June 27, 2017
Boards of directors are seeking dynamic solutions to navigate the evolving landscape surrounding their positions. While there is no panacea for the growing complexity of corporate governance and compensation issues, keeping directors informed of the current corporate climate and recommending practical, strategic solutions is key for top HR leaders in becoming an indispensable resource to boards.
At the annual Equilar Executive Compensation Summit, more than 400 attendees— including board members, top HR and compensation professionals, consultants, service providers and investors—gathered to discuss the current environment of executive compensation and governance. On a panel discussing how boards should work with management on executive pay, one compensation committee member summed up the state of play by saying, “What’s new—and what comp committees and boards are getting a handle on—is the activist angle.” Now, more than ever before, board members and executives are adjusting to falling in line with the march towards increased shareholder activism and engagement.
Shareholder activism requires a granular level of attention that boards and executives had not traditionally been accustomed to, and everything from incentive plan design to management succession is fair game to be put under the magnifying glass. The committee member went on to note, “If you’re dealing with one constituency, you ultimately need to make sure you’re satisfying all of them.”
Analyzing Incentive Plans
Many compensation analysts are concerned about the homogeneity of executive compensation, which may be a byproduct of several key factors. “It’s easy to vote for things that don’t stick out” one panelist remarked. Unless a uniquely tailored program creates shareholder value, and more importantly communicates that correlation to the shareholders, it will be even more heavily scrutinized by proxy advisors and activist investors. While a company may have the best intentions of setting pay to deliver peak performance, the proxy advisor stamp of approval is critical. Homogeneity may be driven from the top down since companies may not have the time or the talent to identify the best metrics unique to their company that will incentivize value creation.
A near-ubiquitous corporate incentive design draws on long-term incentives to help give direction to executive management. A common point of contention for those plans is the length of measured performance: it’s either too long or too short. Some investors are concerned that the most common performance period of three years is too short to give executives proper incentive.
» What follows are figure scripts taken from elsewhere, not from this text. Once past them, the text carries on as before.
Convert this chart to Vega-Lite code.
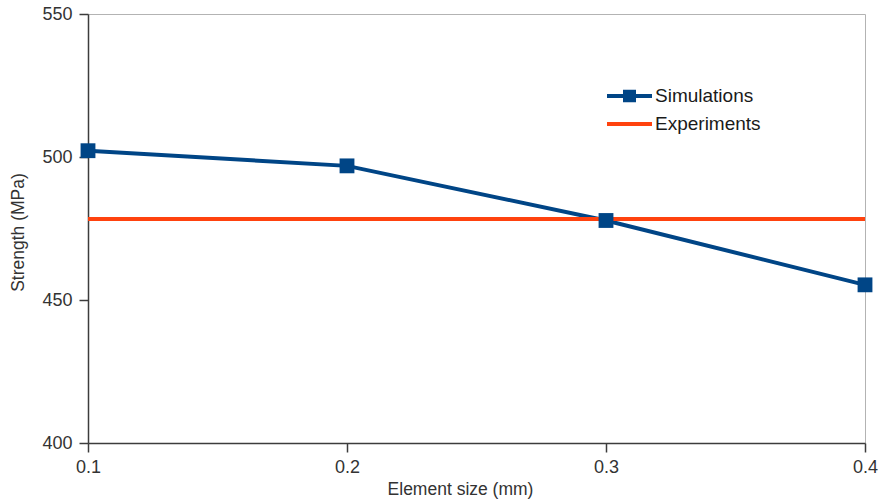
{
  "$schema": "https://vega.github.io/schema/vega-lite/v6.json",
  "autosize": "none",
  "width": 777,
  "height": 429,
  "padding": {"left": 88, "top": 14, "right": 17, "bottom": 57},
  "background": "white",
  "config": {
    "view": {"stroke": "#b3b3b3", "strokeWidth": 1},
    "font": "Liberation Sans",
    "axis": {
      "grid": false,
      "domainColor": "#3c3c3c",
      "domainWidth": 1.5,
      "tickColor": "#3c3c3c",
      "tickWidth": 1.5,
      "tickSize": 9,
      "labelFont": "Liberation Sans",
      "labelFontSize": 18,
      "labelColor": "#333333",
      "labelFlush": false,
      "titleFont": "Liberation Sans",
      "titleFontSize": 17.5,
      "titleFontWeight": "normal",
      "titleColor": "#333333"
    }
  },
  "data": {
    "values": [
      {"size": 0.1, "strength": 502.2, "series": "Simulations"},
      {"size": 0.2, "strength": 496.9, "series": "Simulations"},
      {"size": 0.3, "strength": 477.8, "series": "Simulations"},
      {"size": 0.4, "strength": 455.3, "series": "Simulations"},
      {"size": 0.1, "strength": 478.3, "series": "Experiments"},
      {"size": 0.4, "strength": 478.3, "series": "Experiments"}
    ]
  },
  "encoding": {
    "x": {
      "field": "size",
      "type": "quantitative",
      "scale": {"domain": [0.1, 0.4], "nice": false, "zero": false},
      "axis": {
        "title": "Element size (mm)",
        "values": [0.1, 0.2, 0.3, 0.4],
        "format": ".1f",
        "labelPadding": 6,
        "titleX": 372,
        "titleY": 46,
        "titleBaseline": "middle"
      }
    },
    "y": {
      "field": "strength",
      "type": "quantitative",
      "scale": {"domain": [400, 550], "nice": false, "zero": false},
      "axis": {
        "title": "Strength (MPa)",
        "values": [400, 450, 500, 550],
        "labelPadding": 7,
        "titleX": -70,
        "titleY": 218,
        "titleBaseline": "middle"
      }
    }
  },
  "layer": [
    {
      "mark": {"type": "line", "strokeWidth": 4},
      "encoding": {
        "color": {
          "field": "series",
          "type": "nominal",
          "scale": {"domain": ["Simulations", "Experiments"], "range": ["#004586", "#ff420e"]},
          "legend": {
            "orient": "none",
            "legendX": 517,
            "legendY": 71,
            "title": null,
            "labelFont": "Liberation Sans",
            "labelFontSize": 19,
            "labelColor": "#1a1a1a",
            "labelOffset": 1,
            "rowPadding": 6,
            "clipHeight": 22,
            "symbolSize": 2025,
            "symbolStrokeWidth": 4,
            "encode": {
              "symbols": {
                "update": {
                  "shape": {"signal": "datum.value === 'Simulations' ? 'M-1,0H1M-0.2,-0.19H0.2V0.19H-0.2Z' : 'M-1,0H1'"},
                  "fill": {"scale": "color", "field": "value"},
                  "fillOpacity": {"value": 1}
                }
              }
            }
          }
        }
      }
    },
    {
      "transform": [{"filter": "datum.series === 'Simulations'"}],
      "mark": {"type": "point", "shape": "square", "filled": true, "size": 220, "color": "#004586", "opacity": 1}
    }
  ]
}
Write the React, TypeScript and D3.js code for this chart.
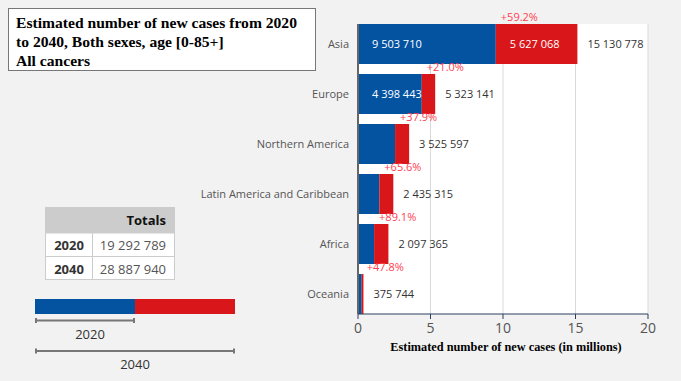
import React from "react";
import * as d3 from "d3";

const regions = ["Asia", "Europe", "Northern America", "Latin America and Caribbean", "Africa", "Oceania"];
const cases2020 = [9503710, 4398443, 2556862, 1470274, 1109209, 254291];
const cases2040 = [15130778, 5323141, 3525597, 2435315, 2097365, 375744];
const xTicks = [0, 5, 10, 15, 20];
const totalYears = ["2020", "2040"];
const totalValues = [19292789, 28887940];
const titleLines = ["Estimated number of new cases from 2020", "to 2040, Both sexes, age [0-85+]", "All cancers"];

const BLUE = "#0353a1";
const RED = "#d9161a";
const PCT = "#ff4050";
const fmt = (v: number) => d3.format(",")(v).replace(/,/g, " ");
const sans = "'Open Sans', sans-serif";

export default function App() {
  const W = 681, H = 381;
  const x = d3.scaleLinear().domain([0, 20]).range([358, 648]);
  const y = d3.scaleBand<string>().domain(regions).range([24, 314]).paddingInner(0.2).paddingOuter(0);
  const bw = y.bandwidth();
  const M = 1e6;

  return (
    <svg width={W} height={H} style={{ position: "absolute", left: 0, top: 0, background: "#f2f2f2" }}>
      <rect x={0} y={0} width={W} height={H} fill="#f2f2f2" />
      <rect x={x(0)} y={24} width={x(20) - x(0)} height={290} fill="#ffffff" />
      {xTicks.slice(1).map((t) => (
        <line key={t} x1={x(t)} x2={x(t)} y1={24} y2={314} stroke="#d9d9d9" strokeWidth={1} />
      ))}
      {regions.map((r, i) => {
        const y0 = y(r)!;
        const xb = x(cases2020[i] / M);
        const xe = x(cases2040[i] / M);
        const pct = ((cases2040[i] / cases2020[i] - 1) * 100).toFixed(1);
        const showBlue = xb - x(0) > 60;
        const showRed = xe - xb > 60;
        return (
          <g key={r}>
            <rect x={x(0)} y={y0} width={xb - x(0)} height={bw} fill={BLUE} />
            <rect x={xb} y={y0} width={xe - xb} height={bw} fill={RED} />
            {showBlue && (
              <text x={x(0) + 14} y={y0 + bw / 2} dy="0.35em" fill="#fff" fontFamily={sans} fontSize={11}>
                {fmt(cases2020[i])}
              </text>
            )}
            {showRed && (
              <text x={xb + 14} y={y0 + bw / 2} dy="0.35em" fill="#fff" fontFamily={sans} fontSize={11}>
                {fmt(cases2040[i] - cases2020[i])}
              </text>
            )}
            <text x={xe + 10} y={y0 + bw / 2} dy="0.35em" fill="#333" fontFamily={sans} fontSize={11}>
              {fmt(cases2040[i])}
            </text>
            <text x={xb + 5} y={y0 - 3} fill={PCT} fontFamily={sans} fontSize={11}>
              {"+" + pct + "%"}
            </text>
            <text x={x(0) - 9} y={y0 + bw / 2} dy="0.35em" textAnchor="end" fill="#555" fontFamily={sans} fontSize={11}>
              {r}
            </text>
          </g>
        );
      })}
      <line x1={x(0)} x2={x(0)} y1={24} y2={314} stroke="#666" strokeWidth={2} />
      <line x1={x(0)} x2={x(20)} y1={314} y2={314} stroke="#2a3f5f" strokeWidth={1} />
      {xTicks.map((t) => (
        <g key={t}>
          <line x1={x(t)} x2={x(t)} y1={314} y2={319} stroke="#2a3f5f" />
          <text x={x(t)} y={328} dy="0.35em" textAnchor="middle" fill="#555" fontFamily={sans} fontSize={14}>
            {t}
          </text>
        </g>
      ))}
      <text x={(x(0) + x(20)) / 2 + 3} y={351} textAnchor="middle" fontFamily="'Liberation Serif', serif" fontWeight="bold" fontSize={12.3} fill="#000">
        Estimated number of new cases (in millions)
      </text>

      <rect x={8.5} y={8.5} width={307} height={62} fill="#fff" stroke="#777" strokeWidth={1} />
      {titleLines.map((l, i) => (
        <text key={i} x={16} y={27.5 + i * 19} fontFamily="'Liberation Serif', serif" fontWeight="bold" fontSize={15.6} fill="#000">
          {l}
        </text>
      ))}

      <rect x={45.5} y={207.5} width={129} height={72} fill="#fff" stroke="#ccc" />
      <rect x={45.5} y={207.5} width={129} height={25.5} fill="#cccccc" stroke="#ccc" />
      <line x1={45.5} x2={174.5} y1={256.5} y2={256.5} stroke="#ccc" />
      <line x1={92.5} x2={92.5} y1={233} y2={279.5} stroke="#ccc" />
      <text x={166} y={220} dy="0.35em" textAnchor="end" fontFamily={sans} fontWeight="bold" fontSize={13} fill="#111">
        Totals
      </text>
      {totalYears.map((yr, i) => (
        <g key={yr}>
          <text x={69} y={245 + i * 24} dy="0.35em" textAnchor="middle" fontFamily={sans} fontWeight="bold" fontSize={13} fill="#333">
            {yr}
          </text>
          <text x={166} y={245 + i * 24} dy="0.35em" textAnchor="end" fontFamily={sans} fontSize={13} fill="#555">
            {fmt(totalValues[i])}
          </text>
        </g>
      ))}

      <rect x={35} y={299} width={100} height={15} fill={BLUE} />
      <rect x={135} y={299} width={100} height={15} fill={RED} />
      <g stroke="#777" strokeWidth={2}>
        <line x1={36} x2={134} y1={320.5} y2={320.5} />
        <line x1={36} x2={36} y1={318} y2={323} />
        <line x1={134} x2={134} y1={318} y2={323} />
        <line x1={36} x2={234} y1={351} y2={351} />
        <line x1={36} x2={36} y1={348.5} y2={353.5} />
        <line x1={234} x2={234} y1={348.5} y2={353.5} />
      </g>
      <text x={90} y={339} textAnchor="middle" fontFamily={sans} fontSize={13} fill="#333">2020</text>
      <text x={135} y={369} textAnchor="middle" fontFamily={sans} fontSize={13} fill="#333">2040</text>
    </svg>
  );
}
On the other hand, compensation practitioners face difficult challenges in conjuring up reasonable estimations of financial metrics. “None of us have a crystal ball”, said one compensation committee member in defense of three-year performance periods. For now, it seems the three-year performance period will be around for a while.
Succession Planning for Performance
Succession planning has become a more commonly discussed topic in compensation committees in recent years, and over a third of large-cap companies referenced their plan in 2016 proxy statements (up from 22% in 2012). Detailed succession planning gives shareholders an insight into how the company wants to develop over time and shines a spotlight on diversity. “[Succession planning] has brought to the forefront things we are doing well and things we’ve needed to do to up our game,” said one HR leader. In addition, a well-formulated succession plan can become the proverbial stick to back up the carrot of compensation. As one committee member put it, “having a robust succession process puts in the minds of everyone that there are reasonable choices available within the organization.”